Demetrios [00:19:09]: Excellent. So we've got one question coming through here, and I want to take a swing at this question. Bish was asking what your thoughts are on data security promised by OpenAI after subscriptions or enterprise plans.
Philip Kiely [00:19:23]: Yeah. So you can take any endpoint provider and take them for their security promises, or you can take an open source model. You can use a provider like base ten to have a dedicated deployment of that, and then you can not have to take anyone's word for it.
Demetrios [00:19:44]: Yeah, that's zero trust. I also was just reading a paper the other day that I mentioned last week, but it was all about the ways that the models will leak data unintentionally. And so even if OpenAI is actually doing what they say they're doing, they are leaking data in ways that they don't even realize. And so that is another piece of the puzzle to be worried about, or just be cognizant of. Maybe not worried. Let's not live in fear. So another question coming through here. Is, is tensorrt capable of continuous batching like VlLM?
Philip Kiely [00:20:28]: I know that we do a lot of batching with tensor RT to make our price per million tokens kind of make sense, even though we work in more of a pro gpu hour format. I am personally not the engineer on that project, so I don't want to say for 100% that it is. But overall, I know that we're doing a lot with batching, and I imagine that I know we're using it for production use cases. So I know that there's a. In some way, the batching is working in the way that you would want it to.
Demetrios [00:21:03]: Excellent. Do you know any open source models that perform well in the medical and healthcare fields?
Philip Kiely [00:21:11]: Yeah. So one thing that I think is really promising for medical and healthcare is doing retrieval augmented generation. I'm probably the millionth person here at this conference to say those words, so I won't get into that too much. But we've seen a ton of great use cases around different healthcare companies and making sure that their models are HIPAA compliant. I also think that there's a ton that ML can offer on kind of the less sexy side stuff like OCR document parsing, that all kinds of companies, including healthcare companies, definitely need.
Demetrios [00:21:51]: Excellent, man. All right, last one for you. This is a bit of a contemplative one. If you have a crystal ball, what do you think about Groak?
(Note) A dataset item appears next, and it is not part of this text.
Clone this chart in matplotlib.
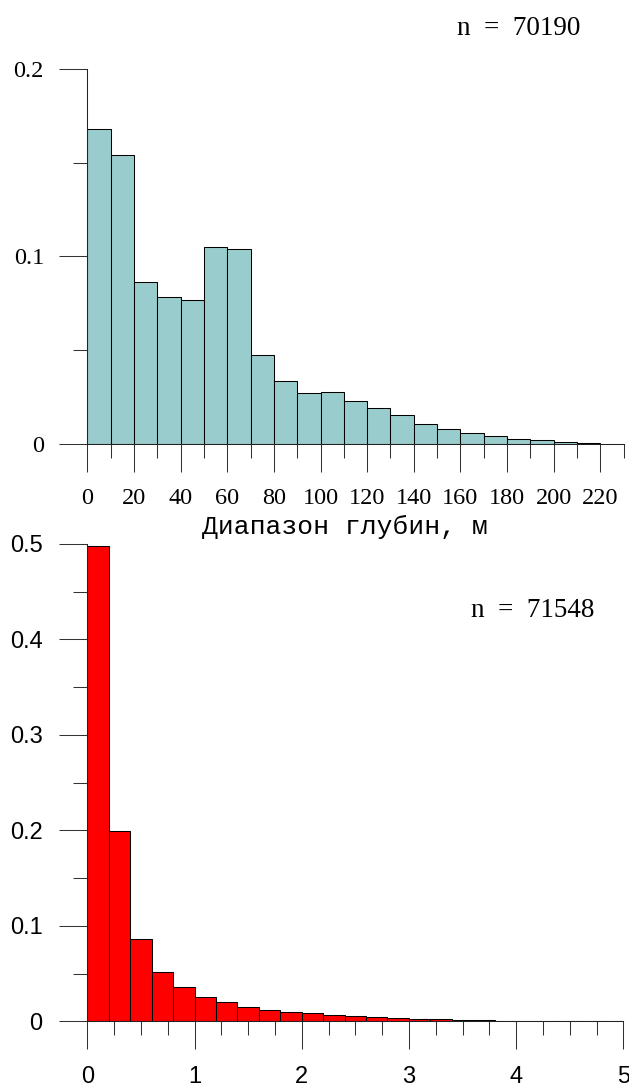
import matplotlib
matplotlib.use("Agg")
import matplotlib.pyplot as plt
from matplotlib.ticker import FixedLocator

# ---- data ----
depth_bins = [0, 10, 20, 30, 40, 50, 60, 70, 80, 90, 100, 110, 120, 130, 140,
              150, 160, 170, 180, 190, 200, 210]
depth_freq = [0.168, 0.154, 0.0866, 0.0786, 0.0766, 0.1051, 0.1040, 0.0475,
              0.0337, 0.0271, 0.0278, 0.0230, 0.0190, 0.0151, 0.0103, 0.0078,
              0.0055, 0.0039, 0.0027, 0.0018, 0.0009, 0.0002]
depth_width = 10
depth_n = "n  =  70190"
depth_xticks = [0, 20, 40, 60, 80, 100, 120, 140, 160, 180, 200, 220]
depth_xminor = [10, 30, 50, 70, 90, 110, 130, 150, 170, 190, 210, 230]
depth_yticks = [0, 0.1, 0.2]
depth_ylabels = ["0", "0.1", "0.2"]
depth_yminor = [0.05, 0.15]
depth_xlabel = "Диапазон глубин, м"

val_bins = [0.0, 0.2, 0.4, 0.6, 0.8, 1.0, 1.2, 1.4, 1.6, 1.8, 2.0, 2.2, 2.4,
            2.6, 2.8, 3.0, 3.2, 3.4, 3.6, 3.8, 4.0, 4.2, 4.4, 4.6, 4.8]
val_freq = [0.4982, 0.1994, 0.0866, 0.0513, 0.0356, 0.0251, 0.0199, 0.0155,
            0.0122, 0.0101, 0.0082, 0.0070, 0.0058, 0.0047, 0.0037, 0.0027,
            0.0020, 0.0015, 0.0011, 0.0008, 0.0007, 0.0005, 0.0004, 0.0003,
            0.0002]
val_width = 0.2
val_n = "n  =  71548"
val_xticks = [0, 1, 2, 3, 4, 5]
val_xminor = [0.25, 0.5, 0.75, 1.25, 1.5, 1.75, 2.25, 2.5, 2.75, 3.25, 3.5,
              3.75, 4.25, 4.5, 4.75]
val_yticks = [0, 0.1, 0.2, 0.3, 0.4, 0.5]
val_ylabels = ["0", "0.1", "0.2", "0.3", "0.4", "0.5"]
val_yminor = [0.05, 0.15, 0.25, 0.35, 0.45]

W, H = 629, 1088
DPI = 100
fig = plt.figure(figsize=(W / DPI, H / DPI), dpi=DPI)


def px_rect(l, t, r, b):
    return [l / W, 1 - b / H, (r - l) / W, (b - t) / H]


SERIF = "Liberation Serif"
SANS = "Liberation Sans"
MONO = "Liberation Mono"
LW = 0.75
MAJ = 20.2
MIN = 10.1


def style(ax, family, size, xpad, ypad):
    for s in ("top", "right"):
        ax.spines[s].set_visible(False)
    for s in ("left", "bottom"):
        ax.spines[s].set_linewidth(LW)
        ax.spines[s].set_color("#222222")
    ax.tick_params(which="major", direction="out", length=MAJ, width=LW,
                   color="#333333", labelsize=size)
    ax.tick_params(which="minor", direction="out", length=MIN, width=LW,
                   color="#333333")
    ax.tick_params(axis="x", which="major", pad=xpad)
    ax.tick_params(axis="y", which="major", pad=ypad)
    for lab in ax.get_xticklabels() + ax.get_yticklabels():
        lab.set_family(family)


# ---- top chart ----
ax1 = fig.add_axes(px_rect(87.3, 69.3, 623.7, 443.7))
ax1.bar(depth_bins, depth_freq, width=depth_width, align="edge",
        color="#99CCCC", edgecolor="black", linewidth=LW, zorder=2)
ax1.set_xlim(0, 230)
ax1.set_ylim(0, 0.2)
ax1.set_xticks(depth_xticks)
ax1.set_xticklabels([str(v) for v in depth_xticks])
ax1.xaxis.set_minor_locator(FixedLocator(depth_xminor))
ax1.set_yticks(depth_yticks)
ax1.set_yticklabels(depth_ylabels)
ax1.yaxis.set_minor_locator(FixedLocator(depth_yminor))
style(ax1, SERIF, 17.5, 11.5, 11.0)

fig.text(345 / W, 1 - 527 / H, depth_xlabel, family=MONO, fontsize=19,
         ha="center", va="center")
fig.text(457 / W, 1 - 35 / H, depth_n, family=SERIF, fontsize=19.5,
         ha="left", va="baseline")

# ---- bottom chart ----
ax2 = fig.add_axes(px_rect(87.3, 544.0, 623.3, 1021.3))
ax2.bar(val_bins, val_freq, width=val_width, align="edge",
        color="#FF0000", edgecolor="black", linewidth=LW, zorder=2)
ax2.set_xlim(0, 5)
ax2.set_ylim(0, 0.5)
ax2.set_xticks(val_xticks)
ax2.set_xticklabels([str(v) for v in val_xticks])
ax2.xaxis.set_minor_locator(FixedLocator(val_xminor))
ax2.set_yticks(val_yticks)
ax2.set_yticklabels(val_ylabels)
ax2.yaxis.set_minor_locator(FixedLocator(val_yminor))
style(ax2, SANS, 17, 12.0, 12.0)

fig.text(471 / W, 1 - 617 / H, val_n, family=SERIF, fontsize=19.5,
         ha="left", va="baseline")

for ax in (ax1, ax2):
    ax.set_facecolor("none")
    for sp in ax.spines.values():
        sp.set_zorder(3)

fig.savefig("out.png", dpi=DPI, facecolor="white")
How long will it be before companies start serving with lpus, if ever?
Philip Kiely [00:22:06]: Yeah, I've definitely done a bit of research on that follow from an expert, so I don't want to go on record with any sort of hard opinion. One way or another. I think it's super.
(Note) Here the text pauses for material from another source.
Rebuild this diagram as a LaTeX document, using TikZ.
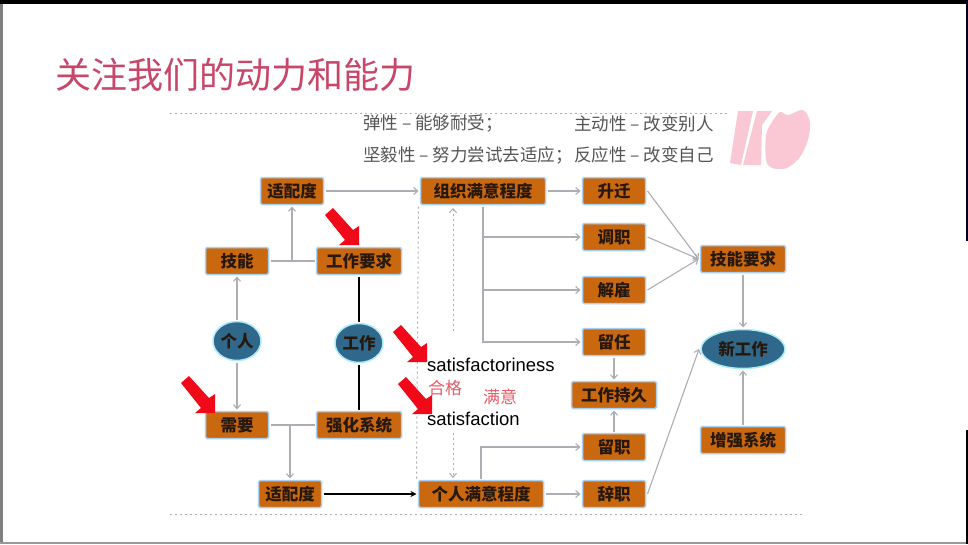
\documentclass[tikz,border=0pt]{standalone}
\usepackage{fontspec}
\setmainfont{Liberation Sans}
\newfontfamily\cjk{Noto Sans CJK SC}
\usetikzlibrary{arrows.meta,shapes.geometric}
\definecolor{boxfill}{RGB}{201,104,14}
\definecolor{boxglow}{RGB}{168,208,245}
\definecolor{ellfill}{RGB}{48,104,140}
\definecolor{ellglow}{RGB}{170,235,245}
\definecolor{inktext}{RGB}{38,24,12}
\definecolor{arcgray}{RGB}{172,174,180}
\definecolor{hintred}{RGB}{240,10,25}
\definecolor{softred}{RGB}{232,92,104}
\definecolor{titlered}{RGB}{200,70,105}
\definecolor{notegray}{RGB}{85,85,85}
\definecolor{logopink}{RGB}{250,200,212}
\tikzset{
    boxs/.style={rectangle, rounded corners=1.5pt, draw=boxglow, line width=1.5pt, fill=boxfill, text=inktext,
        minimum width=63pt, minimum height=27pt, inner sep=0pt, outer sep=2pt,
        font=\cjk\bfseries\fontsize{16.5}{16.5}\selectfont},
    boxm/.style={boxs, minimum width=85pt},
    boxl/.style={boxs, minimum width=125pt},
    ell/.style={ellipse, draw=ellglow, line width=1.5pt, fill=ellfill, text=inktext, inner sep=0pt, outer sep=2pt,
        minimum width=48pt, minimum height=39pt, font=\cjk\bfseries\fontsize{16.5}{16.5}\selectfont},
    arco/.style={draw=arcgray, line width=1.1pt},
    freccia/.style={arco, -{Straight Barb[length=4pt,width=7pt]}},
    nero/.style={draw=black, line width=1.4pt},
    punti/.style={draw=arcgray, line width=1pt, dash pattern=on 2pt off 3pt},
    nota/.style={text=notegray, anchor=west, inner sep=0pt, font=\cjk\fontsize{17.5}{17.5}\selectfont},
    latino/.style={text=black, anchor=west, inner sep=0pt, font=\fontsize{18.5}{19}\selectfont},
    rosso/.style={text=softred, anchor=west, inner sep=0pt, font=\cjk\fontsize{17}{17}\selectfont},
    hint/.pic={\fill[hintred] (0,0) -- (0,-19) -- (-6,-15) -- (-26,-37) -- (-34,-30) -- (-14,-5) -- (-20,0) -- cycle;}
}
\begin{document}
\begin{tikzpicture}[x=1pt, y=-1pt]
    \useasboundingbox (0,0) rectangle (968,544);
    % Frame
    \fill[white] (0,0) rectangle (968,544);
    \fill[black] (0,0) rectangle (968,4);
    \fill[gray] (0,4) rectangle (3,544);
    \fill[gray!80] (0,542) rectangle (968,544);
    \fill[black!85!blue] (966,0) rectangle (968,241);
    \fill[black] (966,430) rectangle (968,544);

    % Title and rules
    \node[text=titlered, anchor=west, inner sep=0pt, font=\cjk\fontsize{36}{36}\selectfont] (title) at (55,75) {关注我们的动力和能力};
    \draw[punti] (170,113) -- (728,113);
    \draw[punti] (170,514) -- (803,514);

    % Logo
    \fill[logopink] (738,111) -- (753,111) -- (741,165) -- (730,163) -- cycle;
    \fill[logopink] (757,111) -- (772,111) -- (762,125) -- (761,165) -- (743,165) -- cycle;
    \fill[logopink] plot[smooth cycle] coordinates {(780,112) (788,115) (803,110) (810,122) (808,140) (800,157) (787,168)
        (772,168) (766,160) (766,135) (772,122)};

    % Notes
    \node[nota] (n1) at (363,124) {弹性 – 能够耐受；};
    \node[nota] (n2) at (363,155) {坚毅性 – 努力尝试去适应；};
    \node[nota] (n3) at (574,124) {主动性 – 改变别人};
    \node[nota] (n4) at (574,155) {反应性 – 改变自己};

    % Left nodes
    \node[boxs] (fitA) at (292,191) {适配度};
    \node[boxs] (skill) at (237,261) {技能};
    \node[boxm] (jobreq) at (359,261) {工作要求};
    \node[ell] (person) at (237,341) {个人};
    \node[ell] (job) at (359,343) {工作};
    \node[boxs] (need) at (237,425) {需要};
    \node[boxm] (reinf) at (359,425) {强化系统};
    \node[boxs] (fitB) at (290,494) {适配度};

    % Middle nodes
    \node[boxl] (orgsat) at (483,191) {组织满意程度};
    \node[boxl] (persat) at (481,494) {个人满意程度};
    \node[boxs] (promo) at (614,191) {升迁};
    \node[boxs] (transfer) at (614,237) {调职};
    \node[boxs] (fire) at (614,290) {解雇};
    \node[boxs] (retain) at (614,342) {留任};
    \node[boxm] (tenure) at (614,395) {工作持久};
    \node[boxs] (stay) at (614,447) {留职};
    \node[boxs] (quit) at (614,494) {辞职};

    % Right nodes
    \node[boxm] (newreq) at (743,259) {技能要求};
    \node[ell, minimum width=84pt] (newjob) at (743,349) {新工作};
    \node[boxm] (boost) at (743,440) {增强系统};

    % Junctions
    \coordinate (jA) at (292,261);
    \coordinate (jB) at (290,425);
    \coordinate (dA) at (453,208);
    \coordinate (dB) at (453,331);
    \coordinate (dC) at (453,433);
    \coordinate (dD) at (453,478);

    % Edges
    \draw[freccia] (person) -- (skill);
    \draw[freccia] (person) -- (need);
    \draw[arco] (skill) -- (jobreq);
    \draw[freccia] (jA) -- (fitA);
    \draw[arco] (need) -- (reinf);
    \draw[freccia] (jB) -- (fitB);
    \draw[nero] (jobreq) -- (job);
    \draw[nero] (job) -- (reinf);
    \draw[freccia] (fitA) -- (orgsat);
    \draw[nero, -{Stealth[length=6pt,width=6pt]}] (fitB) -- (persat);
    \draw[freccia] (orgsat) -- (promo);
    \draw[freccia] (orgsat.south) |- (transfer);
    \draw[freccia] (orgsat.south) |- (fire);
    \draw[freccia] (orgsat.south) |- (retain);
    \draw[freccia] (persat) -- (quit);
    \draw[freccia] (persat.north) |- (stay);
    \draw[freccia] (retain) -- (tenure);
    \draw[freccia] (stay) -- (tenure);
    \draw[freccia] (promo.east) -- (newreq.west);
    \draw[freccia] (transfer.east) -- (newreq.west);
    \draw[freccia] (fire.east) -- (newreq.west);
    \draw[freccia] (quit.east) -- (newjob.west);
    \draw[freccia] (newreq) -- (newjob);
    \draw[freccia] (boost) -- (newjob);
    \draw[punti] (orgsat.south west) -- (persat.north west);
    \draw[punti, -{Straight Barb[length=4pt,width=7pt]}] (dB) -- (dA);
    \draw[punti, -{Straight Barb[length=4pt,width=7pt]}] (dC) -- (dD);

    % Labels
    \node[latino] (satA) at (427,365) {satisfactoriness};
    \node[latino] (satB) at (427,419) {satisfaction};
    \node[rosso] (ok) at (428,388) {合格};
    \node[rosso] (glad) at (483,397) {满意};

    % Red arrows
    \pic at (359,245) {hint};
    \pic at (215,413) {hint};
    \pic at (427,362) {hint};
    \pic at (432,414) {hint};
\end{tikzpicture}
\end{document}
Demetrios [00:22:15]: Oh you're a diplomat. I like it.
Philip Kiely [00:22:18]: A bunch of companies trying their own hardware and definitely you can't argue with the performance metric they put out but at the same time when you look at the overall cost of the system I've read some breakdowns on that. I think that there's still a lot of room in the market for multiple different approaches.
Demetrios [00:22:39]: Excellent dude. This has been a blast. Thank you so much for coming on here and making it fun with the mixed martial arts references and also your little copilots that joined us along the way. I think you're able to go on to the chat right now because are a few more questions that are coming through so you can go and answer those as you please. This has been great man. I'm going to sign off here because we're going to keep it rocking and rolling.
Philip Kiely [00:23:06]: Thanks everyone. It was fun being with you today. Close.